Much like a song being congregational, its theme is also part of the “big picture”. When picking the order of the songs, I always think & pray about where we are heading, if there is an overall idea or direction, and what songs we can sing to meet God in that place. Rather than worrying about picking a song order based on key or tempo, I’m more concerned about how well it will flow together. As an extreme case, you wouldn’t want to sing about Jesus’ birth (such as the Christmas song “Angels We Have Heard On High”) and jump to a song about Jesus’ death & resurrection (such as Matt Maher’s “Christ Is Risen”). Theme is also very important if you want to prepare an appropriate response song to reflect the sermon.

God’s Plan

Ultimately, what it comes down to is how God is moving you towards these songs. A lot of the song selection process may feel like what we want to sing or lead, but if we align that with what God wants to do with these songs then we can plan for how God can effectively use them in our church (more on that in a future post). Pray through the songs and see if they are usable by God in your ministry. What we plan and what God plans should go hand in hand. I never go through with a setlist that I’m sure about unless I’m sure that God is behind it.

The Set

Now that we’ve thought and prayed about what songs we can choose from, we can start working on the order. It helps to be in tune with all of the above because it makes creating the flow a lot easier. Charlie Hall once told me, “Get inside the story of the song and try to see it from God’s perspective.” What journey has God planned for this week with the songs that have been on your heart? I begin to narrow down the list of songs from there to the 4 songs we sing on Sunday (maybe more/less for your church) and organize them in a way that will help people focus in on God.
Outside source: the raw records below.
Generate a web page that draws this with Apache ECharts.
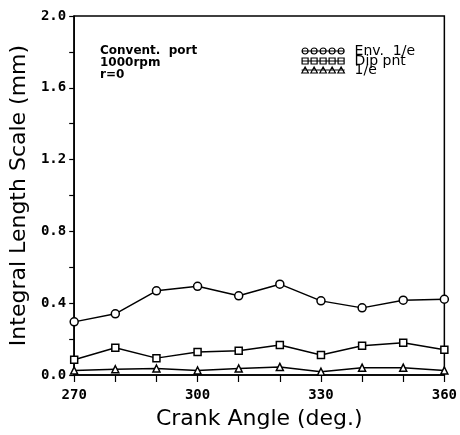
<!DOCTYPE html>
<html>
<head>
<meta charset="utf-8">
<script src="https://cdn.jsdelivr.net/npm/echarts@6/dist/echarts.min.js"></script>
<style>
  html, body {margin: 0; padding: 0; background: #fff;}
  #chart {width: 460px; height: 435px;}
</style>
</head>
<body>
<div id="chart"></div>
<script>
// crank angle (deg.)
const angles = [270, 280, 290, 300, 310, 320, 330, 340, 350, 360];
// integral length scale (mm)
const envValues = [0.296, 0.341, 0.469, 0.494, 0.441, 0.506, 0.413, 0.374, 0.417, 0.422];
const dipValues = [0.085, 0.152, 0.094, 0.128, 0.135, 0.167, 0.111, 0.163, 0.180, 0.141];
const eValues = [0.025, 0.032, 0.036, 0.025, 0.036, 0.045, 0.018, 0.041, 0.041, 0.025];
const seriesNames = ['Env.  1/e', 'Dip pnt', '1/e'];
const seriesSymbols = ['circle', 'rect', 'triangle'];
const seriesSizes = [8, 7, 7];

const chart = echarts.init(document.getElementById('chart'));

const toPairs = (vals) => vals.map((v, i) => [angles[i], v]);
const allValues = [envValues, dipValues, eValues];

const series = allValues.map((vals, i) => ({
  name: seriesNames[i],
  type: 'line',
  data: toPairs(vals),
  symbol: seriesSymbols[i],
  symbolSize: seriesSizes[i],
  showAllSymbol: true,
  lineStyle: {color: '#000', width: 1.5},
  itemStyle: {color: '#fff', borderColor: '#000', borderWidth: 1.5},
  emphasis: {disabled: true},
  z: 3 - i
}));

// legend sample: a row of five markers joined by a line (like the plotter key)
const keyPath = (kind) => {
  let d = 'M0,3.5 L43,3.5 ';
  for (let k = 0; k < 5; k++) {
    const cx = 3.5 + k * 9;
    if (kind === 'circle') {
      d += `M${cx - 3},3.5 A3,3 0 1,1 ${cx + 3},3.5 A3,3 0 1,1 ${cx - 3},3.5 Z `;
    } else if (kind === 'rect') {
      d += `M${cx - 3},0.5 L${cx + 3},0.5 L${cx + 3},6.5 L${cx - 3},6.5 Z `;
    } else {
      d += `M${cx - 3.3},6.5 L${cx},0.5 L${cx + 3.3},6.5 Z `;
    }
  }
  return 'path://' + d;
};

const legendTops = [44, 54, 63];
const legends = seriesNames.map((name, i) => ({
  left: 301, top: legendTops[i],
  padding: 0,
  itemWidth: 43, itemHeight: 7,
  itemGap: 0,
  icon: keyPath(seriesSymbols[i]),
  itemStyle: {color: '#fff', borderColor: '#000', borderWidth: 1.2},
  textStyle: {fontFamily: 'DejaVu Sans', fontSize: 14, color: '#000', padding: [0, 0, 0, 5]},
  selectedMode: false,
  data: [name]
}));

const labelFont = {
  color: '#000',
  fontFamily: 'DejaVu Sans Mono',
  fontWeight: 'bold',
  fontSize: 14
};

const option = {
  animation: false,
  backgroundColor: '#fff',
  grid: {
    left: 72, right: 12, top: 16, bottom: 49,
    show: true, borderColor: '#000', borderWidth: 1.5
  },
  title: {
    text: 'Convent.  port\n1000rpm\nr=0',
    left: 100, top: 45,
    padding: 0,
    textStyle: {
      fontFamily: 'DejaVu Sans', fontWeight: 'bold',
      fontSize: 12, lineHeight: 12, color: '#000'
    }
  },
  legend: legends,
  xAxis: {
    type: 'value',
    min: 270, max: 360, interval: 10,
    name: 'Crank Angle (deg.)',
    nameLocation: 'middle',
    nameGap: 33,
    nameTextStyle: {fontFamily: 'DejaVu Sans', fontSize: 22, color: '#000'},
    axisLine: {lineStyle: {color: '#000', width: 1.5}},
    axisTick: {length: 7, lineStyle: {color: '#000', width: 1.2}},
    axisLabel: Object.assign({
      margin: 13,
      formatter: (v) => (v % 30 === 0 ? String(v) : '')
    }, labelFont),
    splitLine: {show: false}
  },
  yAxis: {
    type: 'value',
    min: 0, max: 2, interval: 0.4,
    name: 'Integral Length Scale (mm)',
    nameLocation: 'middle',
    nameGap: 39,
    nameTextStyle: {fontFamily: 'DejaVu Sans', fontSize: 22, color: '#000'},
    axisLine: {lineStyle: {color: '#000', width: 1.5}},
    axisTick: {length: 5, lineStyle: {color: '#000', width: 1.2}},
    minorTick: {show: true, splitNumber: 2, length: 5, lineStyle: {color: '#000', width: 1.2}},
    axisLabel: Object.assign({
      margin: 8,
      formatter: (v) => v.toFixed(1)
    }, labelFont),
    splitLine: {show: false}
  },
  series: series
};

chart.setOption(option);
</script>
</body>
</html>
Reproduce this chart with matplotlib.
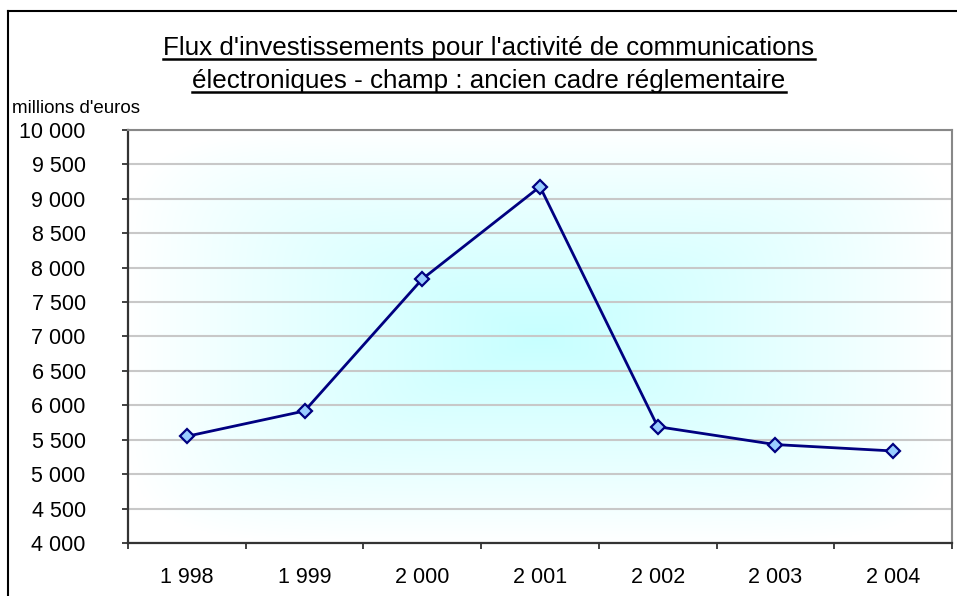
import numpy as np
import matplotlib.pyplot as plt
from matplotlib.lines import Line2D
from matplotlib.ticker import FuncFormatter

plt.rcParams['font.family'] = ['Liberation Sans', 'DejaVu Sans']

years = ["1 998", "1 999", "2 000", "2 001", "2 002", "2 003", "2 004"]
invest = [5550, 5918, 7835, 9177, 5690, 5430, 5337]
title_lines = ["Flux d'investissements pour l'activité de communications",
               "électroniques - champ : ancien cadre réglementaire"]
y_label = "millions d'euros"

fig = plt.figure(figsize=(9.57, 5.96), dpi=100)
W, H = 957, 596
ax = fig.add_axes([128 / W, 1 - 543 / H, (952 - 128) / W, (543 - 130) / H])

# background: cyan centre fading to white towards the edges (rectangular gradient)
u, v = np.meshgrid(np.linspace(-1, 1, 400), np.linspace(-1, 1, 300))
r = (np.abs(u) ** 6 + np.abs(v) ** 6) ** (1 / 6)
t = np.clip(1 - r, 0, 1) ** 0.9
centre = np.array([0.78, 1.0, 1.0])
img = np.ones((300, 400, 3)) * (1 - t[..., None]) + centre * t[..., None]
ax.imshow(img, extent=[0, 1, 0, 1], transform=ax.transAxes, aspect='auto', zorder=0)

x = np.arange(len(years))
ax.plot(x, invest, color='#000080', lw=2, marker='D', ms=6.8,
        mfc='#99CCFF', mec='#000080', mew=1.6, zorder=3)

ax.set_xlim(-0.5, len(years) - 0.5)
ax.set_ylim(4000, 10000)
ax.set_yticks(np.arange(4000, 10001, 500))
ax.yaxis.set_major_formatter(FuncFormatter(lambda val, p: f"{val:,.0f}".replace(",", " ")))
ax.set_xticks(x)
ax.set_xticklabels(years)
ax.set_xticks(np.arange(-0.5, len(years)), minor=True)
ax.tick_params(axis='x', which='major', length=0, pad=17, labelsize=15.5)
ax.tick_params(axis='x', which='minor', length=4.5, width=1.3, color='#333333')
ax.tick_params(axis='y', length=4.5, width=1.3, color='#333333', pad=26, labelsize=15.5)
ax.grid(axis='y', color='#c8c8c8', lw=1.5, zorder=1)
ax.set_axisbelow(True)
for side in ['left', 'bottom']:
    ax.spines[side].set_color('#333333')
    ax.spines[side].set_linewidth(1.6)
for side in ['top', 'right']:
    ax.spines[side].set_color('#888888')
    ax.spines[side].set_linewidth(1.5)

fig.text(12 / W, 1 - 113 / H, y_label, fontsize=13.5, ha='left', va='baseline')

# title with underline
bases = [55, 88]
title_texts = []
for line, base in zip(title_lines, bases):
    title_texts.append(fig.text(489 / W, 1 - base / H, line, fontsize=18.7,
                                ha='center', va='baseline'))
fig.canvas.draw()
rend = fig.canvas.get_renderer()
for tx, base in zip(title_texts, bases):
    bb = tx.get_window_extent(rend)
    yl = 1 - (base + 4) / H
    fig.add_artist(Line2D([bb.x0 / W, bb.x1 / W], [yl, yl], color='black', lw=1.8))

# chart frame (left and top edges visible)
fig.add_artist(Line2D([8 / W, 8 / W], [-0.1, 1 - 11 / H], color='black', lw=1.5))
fig.add_artist(Line2D([8 / W, 1.1], [1 - 11 / H, 1 - 11 / H], color='black', lw=1.5))

fig.savefig("out.png", dpi=100)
Throwing new songs into the mix can be a bit confusing but easing them into a semi-frequent rotation in the beginning will quickly make them a regular choice in the future. Plan out exactly how many new songs you would want to introduce in a year. Note which familiar songs you are pairing with them so that you’re not overwhelming the congregation with too many new songs. (This includes any original songs you’ve written that have spurred out of what God’s been doing in your own churches. More on that here.)

It’s important that as leaders we lead intentionally – this stems from the very beginning when we select the songs to how we decide to actually lead and connect these songs. Tim Hughes once said that we are more than song leaders. We’re not karaoke machines; let’s not just “set it & forget it” and simply sing the songs. We’re the ones who are leading these songs, so lead your church on the journey that God led you on when deciding on them! What kind of songs do you pick?